— START OF Supplied data —

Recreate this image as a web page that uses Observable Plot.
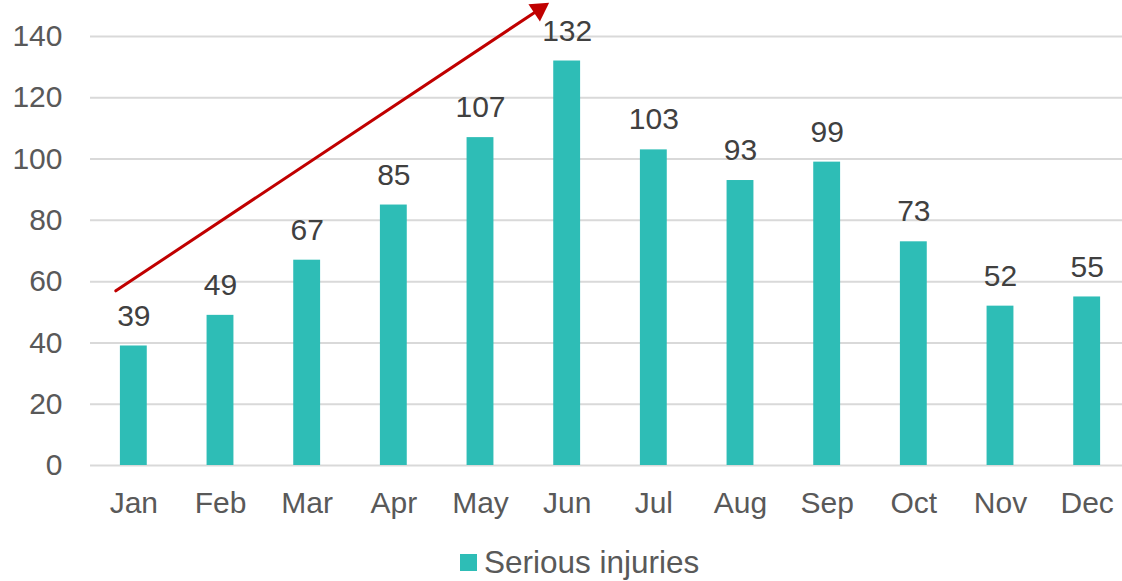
<!DOCTYPE html>
<html>
<head>
<meta charset="utf-8">
<script src="https://cdn.jsdelivr.net/npm/d3@7"></script>
<script src="https://cdn.jsdelivr.net/npm/@observablehq/plot@0.6"></script>
<style>
  html, body { margin: 0; padding: 0; background: #fff; overflow: hidden; }
  body { width: 1122px; height: 581px; font-family: "Liberation Sans", Arial, sans-serif; }
  #legend { display: flex; align-items: center; justify-content: flex-start; height: 54px; padding-left: 460px; }
  #legend .sw { width: 17px; height: 17px; background: #2EBDB6; margin-right: 7px; }
  #legend .lb { font-size: 31.5px; color: #595959; }
</style>
</head>
<body>
<div id="chart"></div>
<div id="legend"><span class="sw"></span><span class="lb">Serious injuries</span></div>
<script>
const months = ["Jan","Feb","Mar","Apr","May","Jun","Jul","Aug","Sep","Oct","Nov","Dec"];
const injuries = [39, 49, 67, 85, 107, 132, 103, 93, 99, 73, 52, 55];
const yTicks = [0, 20, 40, 60, 80, 100, 120, 140];
const trendFrom = {month: "Jan", value: 57};
const trendTo = {month: "Jun", value: 151};

const data = months.map((m, i) => ({month: m, value: injuries[i]}));
const trend = [{x1: trendFrom.month, y1: trendFrom.value, x2: trendTo.month, y2: trendTo.value}];

const chart = Plot.plot({
  width: 1122,
  height: 535,
  marginLeft: 90,
  marginRight: 0,
  marginTop: 36,
  marginBottom: 70,
  style: {fontFamily: "'Liberation Sans', Arial, sans-serif", fontSize: "30px", background: "#fff", overflow: "visible"},
  x: {domain: months, range: [90, 1130], round: false, paddingInner: 0.69, paddingOuter: 0.345, label: null},
  y: {domain: [0, 140], label: null},
  marks: [
    Plot.ruleY(yTicks, {stroke: "#d9d9d9", strokeWidth: 2}),
    Plot.barY(data, {x: "month", y: "value", fill: "#2EBDB6"}),
    Plot.text(data, {x: "month", y: "value", text: d => String(d.value), dy: -30, fill: "#404040", fontSize: 30}),
    Plot.axisY({ticks: yTicks, tickSize: 0, tickPadding: 28, fill: "#595959", fontSize: 30, label: null}),
    Plot.axisX({tickSize: 0, tickPadding: 26, fill: "#595959", fontSize: 30, label: null}),
    Plot.arrow(trend, {
      x1: "x1", y1: "y1", x2: "x2", y2: "y2", dx: -18,
      stroke: "#C00000", strokeWidth: 3, headLength: 0, insetEnd: 12, clip: false
    }),
    Plot.dot(trend, {
      x: "x2", y: "y2", dx: -28, dy: 6.7, symbol: "triangle", r: 7.7, rotate: 56.4,
      fill: "#C00000", stroke: "none", clip: false
    })
  ]
});
document.getElementById("chart").appendChild(chart);
</script>
</body>
</html>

— END OF Supplied data —

— What to work on —
All the lines above are to be given again exactly as they read, with the pictures removed.

— Result of the task —
Recreate this image as a web page that uses Observable Plot.
<!DOCTYPE html>
<html>
<head>
<meta charset="utf-8">
<script src="https://cdn.jsdelivr.net/npm/d3@7"></script>
<script src="https://cdn.jsdelivr.net/npm/@observablehq/plot@0.6"></script>
<style>
  html, body { margin: 0; padding: 0; background: #fff; overflow: hidden; }
  body { width: 1122px; height: 581px; font-family: "Liberation Sans", Arial, sans-serif; }
  #legend { display: flex; align-items: center; justify-content: flex-start; height: 54px; padding-left: 460px; }
  #legend .sw { width: 17px; height: 17px; background: #2EBDB6; margin-right: 7px; }
  #legend .lb { font-size: 31.5px; color: #595959; }
</style>
</head>
<body>
<div id="chart"></div>
<div id="legend"><span class="sw"></span><span class="lb">Serious injuries</span></div>
<script>
const months = ["Jan","Feb","Mar","Apr","May","Jun","Jul","Aug","Sep","Oct","Nov","Dec"];
const injuries = [39, 49, 67, 85, 107, 132, 103, 93, 99, 73, 52, 55];
const yTicks = [0, 20, 40, 60, 80, 100, 120, 140];
const trendFrom = {month: "Jan", value: 57};
const trendTo = {month: "Jun", value: 151};

const data = months.map((m, i) => ({month: m, value: injuries[i]}));
const trend = [{x1: trendFrom.month, y1: trendFrom.value, x2: trendTo.month, y2: trendTo.value}];

const chart = Plot.plot({
  width: 1122,
  height: 535,
  marginLeft: 90,
  marginRight: 0,
  marginTop: 36,
  marginBottom: 70,
  style: {fontFamily: "'Liberation Sans', Arial, sans-serif", fontSize: "30px", background: "#fff", overflow: "visible"},
  x: {domain: months, range: [90, 1130], round: false, paddingInner: 0.69, paddingOuter: 0.345, label: null},
  y: {domain: [0, 140], label: null},
  marks: [
    Plot.ruleY(yTicks, {stroke: "#d9d9d9", strokeWidth: 2}),
    Plot.barY(data, {x: "month", y: "value", fill: "#2EBDB6"}),
    Plot.text(data, {x: "month", y: "value", text: d => String(d.value), dy: -30, fill: "#404040", fontSize: 30}),
    Plot.axisY({ticks: yTicks, tickSize: 0, tickPadding: 28, fill: "#595959", fontSize: 30, label: null}),
    Plot.axisX({tickSize: 0, tickPadding: 26, fill: "#595959", fontSize: 30, label: null}),
    Plot.arrow(trend, {
      x1: "x1", y1: "y1", x2: "x2", y2: "y2", dx: -18,
      stroke: "#C00000", strokeWidth: 3, headLength: 0, insetEnd: 12, clip: false
    }),
    Plot.dot(trend, {
      x: "x2", y: "y2", dx: -28, dy: 6.7, symbol: "triangle", r: 7.7, rotate: 56.4,
      fill: "#C00000", stroke: "none", clip: false
    })
  ]
});
document.getElementById("chart").appendChild(chart);
</script>
</body>
</html>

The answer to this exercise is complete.